Mt Liberty summer dayhike - ??/Aug/2000

By David Metsky

This dayhike was one where it was just time to head up to the mountains. We were looking for something relatively close to Boston, and Mt Libery, at the southern end of Franconia Notch, fits the bill nicely. It's a pretty straight-forward hike, up and back the same trail with a wonderful view at the top. We (me, Ching, Andrew, Susan, and Vivien) piled into the Volvo like the good little yuppies we are and headed north. With a good tailwind and a heavy foot it's only a bit more than two hours to the trailhead. We parked, put on our boots, and headed up the trail that runs parallel to Franconia Notch bikepath until it reaches the true trailhead for the Liberty Springs trail in about a mile.

The bottom of the trail is steady up, slabbing first left than right as we climbed up through the hardwoods.

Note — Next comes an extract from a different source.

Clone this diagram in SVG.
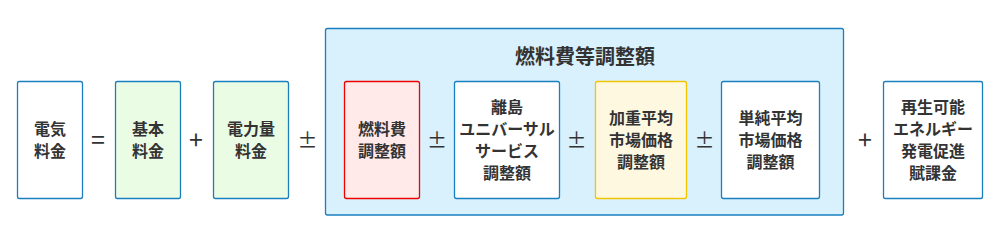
<svg xmlns="http://www.w3.org/2000/svg" width="1000" height="242" viewBox="0 0 1000 242">
<style>
.bx{fill:#ffffff;stroke:#1a7fbf;stroke-width:1.3}
.gr{fill:#ebfce4}
.rd{fill:#ffe9e9;stroke:#f00000}
.yl{fill:#fff8e1;stroke:#f2c500}
.ct{fill:#d9f0fd;stroke:#1a7fbf;stroke-width:1.3}
text{font-family:"Noto Sans CJK JP","Noto Sans",sans-serif;fill:#333333;text-anchor:middle}
.t{font-size:16px;font-weight:700}
.h{font-size:20px;font-weight:700}
.op{font-size:20px;font-weight:400}
.op2{font-size:25px;font-weight:400}
</style>
<rect width="1000" height="242" fill="#ffffff"/>
<g id="container">
<rect class="ct" x="325.5" y="28.5" width="518" height="186.5" rx="2"/>
<text class="h" x="585" y="64">燃料費等調整額</text>
</g>
<g id="denki">
<rect class="bx" x="17.5" y="81.5" width="65" height="117" rx="2"/>
<text class="t" x="50" y="135">電気</text>
<text class="t" x="50" y="157">料金</text>
</g>
<g id="kihon">
<rect class="bx gr" x="115.5" y="81.5" width="65" height="117" rx="2"/>
<text class="t" x="148" y="135">基本</text>
<text class="t" x="148" y="157">料金</text>
</g>
<g id="denryoku">
<rect class="bx gr" x="213.5" y="81.5" width="75" height="117" rx="2"/>
<text class="t" x="251" y="135">電力量</text>
<text class="t" x="251" y="157">料金</text>
</g>
<g id="nenryo">
<rect class="bx rd" x="344.5" y="81.5" width="75" height="117" rx="2"/>
<text class="t" x="382" y="135">燃料費</text>
<text class="t" x="382" y="157">調整額</text>
</g>
<g id="ritou">
<rect class="bx" x="454.5" y="81.5" width="105" height="117" rx="2"/>
<text class="t" x="507" y="113">離島</text>
<text class="t" x="507" y="135">ユニバーサル</text>
<text class="t" x="507" y="157">サービス</text>
<text class="t" x="507" y="179">調整額</text>
</g>
<g id="kajuu">
<rect class="bx yl" x="595.5" y="81.5" width="91" height="117" rx="2"/>
<text class="t" x="641" y="124">加重平均</text>
<text class="t" x="641" y="146">市場価格</text>
<text class="t" x="641" y="168">調整額</text>
</g>
<g id="tanjun">
<rect class="bx" x="721.5" y="81.5" width="98" height="117" rx="2"/>
<text class="t" x="770.5" y="124">単純平均</text>
<text class="t" x="770.5" y="146">市場価格</text>
<text class="t" x="770.5" y="168">調整額</text>
</g>
<g id="saisei">
<rect class="bx" x="883.5" y="81.5" width="99" height="117" rx="2"/>
<text class="t" x="933" y="113">再生可能</text>
<text class="t" x="933" y="135">エネルギー</text>
<text class="t" x="933" y="157">発電促進</text>
<text class="t" x="933" y="179">賦課金</text>
</g>
<g id="connectors">
<text class="op2" x="98" y="149">=</text>
<text class="op2" x="196" y="149">+</text>
<text class="op" x="307.5" y="148">±</text>
<text class="op" x="437" y="148">±</text>
<text class="op" x="576.5" y="148">±</text>
<text class="op" x="704.5" y="148">±</text>
<text class="op2" x="865" y="149">+</text>
</g>
</svg>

After the junction with the Flume Slide trail (very steep and often wet) we cross the one significant stream crossing and begin climbing in earnest. Since we are of varying speeds, we spread out a bit in this section, until reaching the Liberty Springs Campsite. We'd seen many large groups heading down, and the caretaker at the campsite said there were 60 people up there on Saturday night, plus a bunch more in the quasi-legal spots on the ridge! Very busy on Saturday nights up there.

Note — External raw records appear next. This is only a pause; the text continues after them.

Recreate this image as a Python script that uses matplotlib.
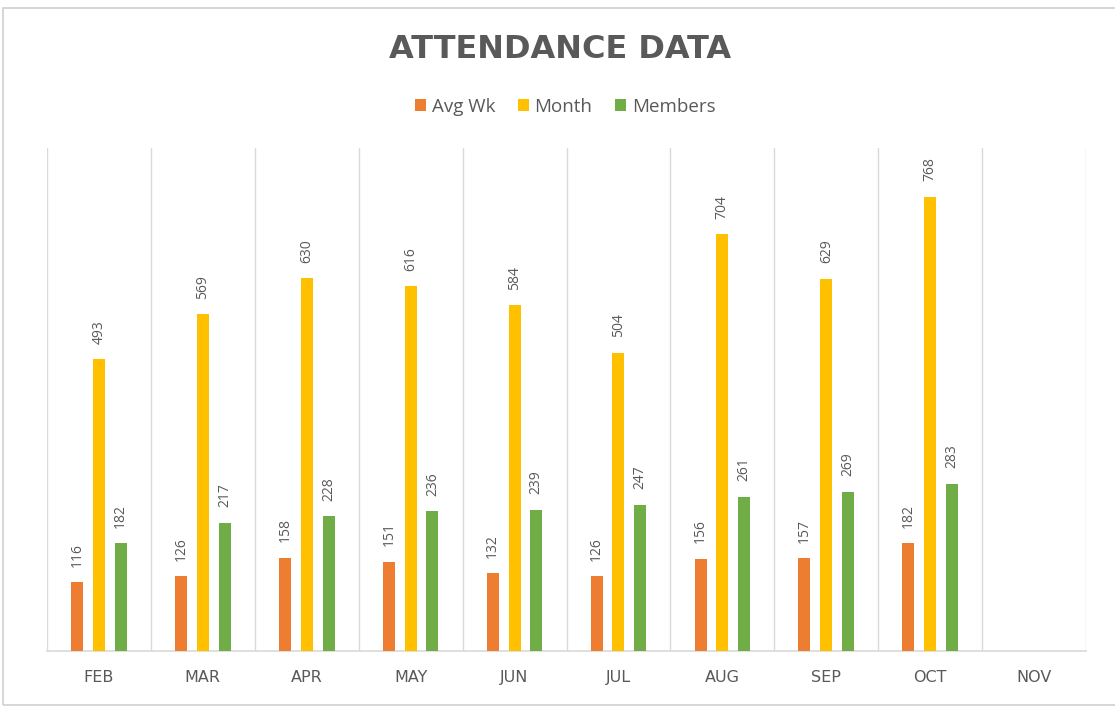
import matplotlib.pyplot as plt
from matplotlib.patches import Rectangle
import numpy as np

months = ['FEB', 'MAR', 'APR', 'MAY', 'JUN', 'JUL', 'AUG', 'SEP', 'OCT', 'NOV']
avg_wk = [116, 126, 158, 151, 132, 126, 156, 157, 182]
month_tot = [493, 569, 630, 616, 584, 504, 704, 629, 768]
members = [182, 217, 228, 236, 239, 247, 261, 269, 283]

series = [
    ('Avg Wk', avg_wk, '#ED7D31'),
    ('Month', month_tot, '#FFC000'),
    ('Members', members, '#70AD47'),
]

plt.rcParams['font.family'] = ['Open Sans', 'DejaVu Sans']
text_gray = '#595959'
grid_gray = '#d9d9d9'

fig = plt.figure(figsize=(11.15, 7.08), dpi=100)
ax = fig.add_axes([47 / 1115, 1 - 651 / 708, (1086 - 47) / 1115, (651 - 148) / 708])

# рамка области диаграммы
fig.patches.append(Rectangle((3 / 1115, 0.004), 1.2, 1 - 8 / 708 - 0.004,
                             transform=fig.transFigure, fill=False,
                             edgecolor='#d0d0d0', linewidth=1.2))

width = 0.115
offset = 0.21
x = np.arange(len(avg_wk))
for i, (name, vals, color) in enumerate(series):
    pos = x + (i - 1) * offset
    ax.bar(pos, vals, width=width, color=color, label=name, zorder=3)
    for px, v in zip(pos, vals):
        ax.text(px, v + 26, str(v), rotation=90, ha='center', va='bottom',
                fontsize=10, color=text_gray)

ax.set_xlim(-0.5, len(months) - 0.5)
ax.set_ylim(0, 850)

# вертикальные разделители категорий
for b in np.arange(-0.5, len(months), 1.0):
    ax.axvline(b, color=grid_gray, linewidth=1, zorder=1)

ax.set_xticks(np.arange(len(months)))
ax.set_xticklabels(months, fontsize=11.5, color=text_gray, family='DejaVu Sans')
ax.tick_params(axis='x', length=0, pad=14)
ax.set_yticks([])
for s in ['top', 'right', 'left']:
    ax.spines[s].set_visible(False)
ax.spines['bottom'].set_color(grid_gray)
ax.spines['bottom'].set_linewidth(1.2)

fig.text(560 / 1115, 1 - 50 / 708, 'ATTENDANCE DATA', ha='center', va='center',
         fontsize=23, fontweight='bold', color=text_gray, family='DejaVu Sans')

fig.legend(loc='center', bbox_to_anchor=(565 / 1115, 1 - 107 / 708), ncol=3,
           frameon=False, fontsize=13.5, handlelength=0.6, handleheight=0.6,
           handletextpad=0.3, columnspacing=1.2, labelcolor=text_gray)

fig.savefig('out.png', dpi=100)
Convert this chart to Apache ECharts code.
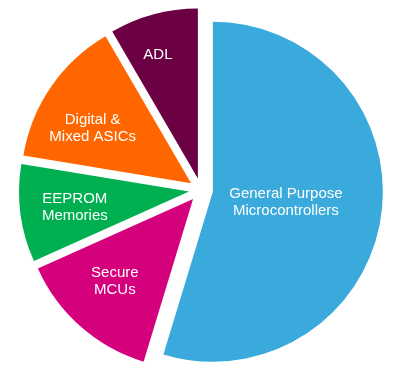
<!DOCTYPE html>
<html>
<head>
<meta charset="utf-8">
<script src="https://cdn.jsdelivr.net/npm/echarts@6/dist/echarts.min.js"></script>
<style>
  html, body { margin: 0; padding: 0; background: #fff; }
  #main { width: 417px; height: 377px; }
</style>
</head>
<body>
<div id="main"></div>
<script>
// 数据（从图上估读的份额，单位：%）
var names = ['General Purpose\nMicrocontrollers', 'Secure\nMCUs', 'EEPROM\nMemories', 'Digital &\nMixed ASICs', 'ADL'];
var values = [54.7, 13.6, 9.3, 14.0, 8.4];
var colors = ['#3aa9dc', '#d5007b', '#00b050', '#ff6600', '#6b0043'];

// 标签微调
var labelShift = [[-14, -2], [-20, 16], [-27, 5], [-26, -5], [-17, -39]];

var pie = echarts.init(document.getElementById('main'));

var seriesData = [];
names.forEach(function (n, i) {
    seriesData.push({
        name: n,
        value: values[i],
        selected: true,
        itemStyle: { color: colors[i] }
    });
});

var option = {
    animation: false,
    series: [
        {
            type: 'pie',
            center: [201, 190],
            radius: 170,
            startAngle: 90,
            clockwise: true,
            selectedMode: 'multiple',
            selectedOffset: 12,
            avoidLabelOverlap: false,
            label: {
                show: true,
                position: 'inside',
                color: '#fff',
                fontFamily: 'Liberation Sans, Arial, sans-serif',
                fontSize: 15,
                lineHeight: 17,
                align: 'center'
            },
            labelLine: { show: false },
            labelLayout: function (params) {
                var s = labelShift[params.dataIndex];
                return { dx: s[0], dy: s[1] };
            },
            emphasis: { disabled: true },
            data: seriesData
        }
    ]
};

pie.setOption(option);
</script>
</body>
</html>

We stopped there for lunch, next to the spring that gives the place its name and its value as a campsite. Both Sue and Vivien were a little iffy about continuing on to the summit but we convinced them that although the next section was a little steep, it was short and the views were extremely worth it. It's only .3 to the ridge, then up through the steadily shortening trees to the summit, poking out of the trees. It really was a wonderful day with views all around the Pemi and a bit beyond. Lincoln (you can't really see Lafayette from the summit) was in and out of the clouds, so we were happy with our choice of hikes. Sue and Vivien headed down after a snack and some water, hoping to take it slowly and preserve their knees. Ching, Andrew, and I spend quite a bit of time up there. While hanging around, two National Guard A-10 planes came swooping through the Pemi, up past Garfield and looped around south again, to the west of Cannon. A very impressive sight! We were slightly tempted to run over to Flume but calmer heads prevailed and we were satisfied with all the views.

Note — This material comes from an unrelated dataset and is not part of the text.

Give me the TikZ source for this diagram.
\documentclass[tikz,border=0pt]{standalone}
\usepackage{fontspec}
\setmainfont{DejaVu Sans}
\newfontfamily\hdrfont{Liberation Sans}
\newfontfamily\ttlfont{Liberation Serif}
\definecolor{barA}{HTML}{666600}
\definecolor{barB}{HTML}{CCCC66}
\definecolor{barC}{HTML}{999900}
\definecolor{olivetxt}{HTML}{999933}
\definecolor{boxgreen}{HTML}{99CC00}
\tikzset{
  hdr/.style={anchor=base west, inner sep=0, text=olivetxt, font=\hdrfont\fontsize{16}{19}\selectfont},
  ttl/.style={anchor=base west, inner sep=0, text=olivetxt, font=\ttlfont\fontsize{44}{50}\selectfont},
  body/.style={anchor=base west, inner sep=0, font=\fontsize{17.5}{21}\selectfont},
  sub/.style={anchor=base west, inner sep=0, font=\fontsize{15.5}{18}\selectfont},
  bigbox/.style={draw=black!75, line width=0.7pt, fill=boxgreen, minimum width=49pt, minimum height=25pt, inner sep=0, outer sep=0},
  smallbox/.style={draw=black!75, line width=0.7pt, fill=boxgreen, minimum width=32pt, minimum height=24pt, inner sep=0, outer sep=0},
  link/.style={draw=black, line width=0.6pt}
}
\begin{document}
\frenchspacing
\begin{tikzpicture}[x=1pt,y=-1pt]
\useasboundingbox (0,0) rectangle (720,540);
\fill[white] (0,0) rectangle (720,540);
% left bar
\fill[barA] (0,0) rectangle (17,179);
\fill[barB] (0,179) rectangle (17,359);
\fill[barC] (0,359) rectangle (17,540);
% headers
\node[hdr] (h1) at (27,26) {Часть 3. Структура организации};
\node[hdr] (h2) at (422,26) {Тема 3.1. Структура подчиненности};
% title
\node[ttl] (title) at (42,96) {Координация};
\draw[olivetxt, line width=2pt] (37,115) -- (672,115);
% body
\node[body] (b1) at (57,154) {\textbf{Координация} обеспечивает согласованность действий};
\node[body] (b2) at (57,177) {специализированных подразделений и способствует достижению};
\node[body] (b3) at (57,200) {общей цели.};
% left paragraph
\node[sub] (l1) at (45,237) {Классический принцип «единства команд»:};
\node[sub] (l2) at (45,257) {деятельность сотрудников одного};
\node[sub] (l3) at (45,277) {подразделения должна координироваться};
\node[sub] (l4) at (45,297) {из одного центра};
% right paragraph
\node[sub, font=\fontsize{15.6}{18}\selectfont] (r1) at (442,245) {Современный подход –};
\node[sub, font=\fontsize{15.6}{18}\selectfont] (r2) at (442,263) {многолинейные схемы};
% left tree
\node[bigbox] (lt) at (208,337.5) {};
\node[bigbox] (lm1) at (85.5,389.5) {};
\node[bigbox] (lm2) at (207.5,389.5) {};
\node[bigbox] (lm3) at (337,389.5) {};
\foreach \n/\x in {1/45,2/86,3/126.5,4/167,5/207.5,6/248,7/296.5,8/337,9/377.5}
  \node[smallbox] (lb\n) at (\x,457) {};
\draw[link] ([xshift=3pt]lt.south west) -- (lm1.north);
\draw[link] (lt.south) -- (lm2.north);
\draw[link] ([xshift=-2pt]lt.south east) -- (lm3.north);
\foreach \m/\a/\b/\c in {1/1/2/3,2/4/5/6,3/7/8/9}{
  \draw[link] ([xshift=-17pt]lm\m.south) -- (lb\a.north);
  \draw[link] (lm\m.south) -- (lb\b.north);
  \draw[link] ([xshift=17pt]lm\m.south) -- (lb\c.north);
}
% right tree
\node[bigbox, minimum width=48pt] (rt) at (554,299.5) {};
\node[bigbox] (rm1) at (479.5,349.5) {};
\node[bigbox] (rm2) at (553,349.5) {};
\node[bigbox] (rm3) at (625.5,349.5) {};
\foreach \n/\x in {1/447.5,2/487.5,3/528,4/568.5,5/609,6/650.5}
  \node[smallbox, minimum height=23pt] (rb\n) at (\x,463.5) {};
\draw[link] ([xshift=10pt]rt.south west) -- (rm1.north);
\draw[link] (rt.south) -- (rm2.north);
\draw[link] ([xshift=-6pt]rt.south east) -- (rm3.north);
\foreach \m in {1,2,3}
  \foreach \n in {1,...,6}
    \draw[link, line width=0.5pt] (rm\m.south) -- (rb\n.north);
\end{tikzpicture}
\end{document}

I was using a digital camera (Olympus C-2020) on this trip, trying to decide what model I will buy when I finally take the plunge. This camera has a Quicktime video mode, so I took a panoramic view of the Pemi. Hopefully this will be a common feature on future trip reports. As always on trips like this, the journey down was fast and uneventful. We caught up to the other two and spend the journey down talking about stuff and just enjoying the heck out of nature. The last mile, from where you come out on the bikepath to the parking lot is way too long, but we made it without anything bad happening. A stop at the Common Man in Ashland for dinner completed the journey.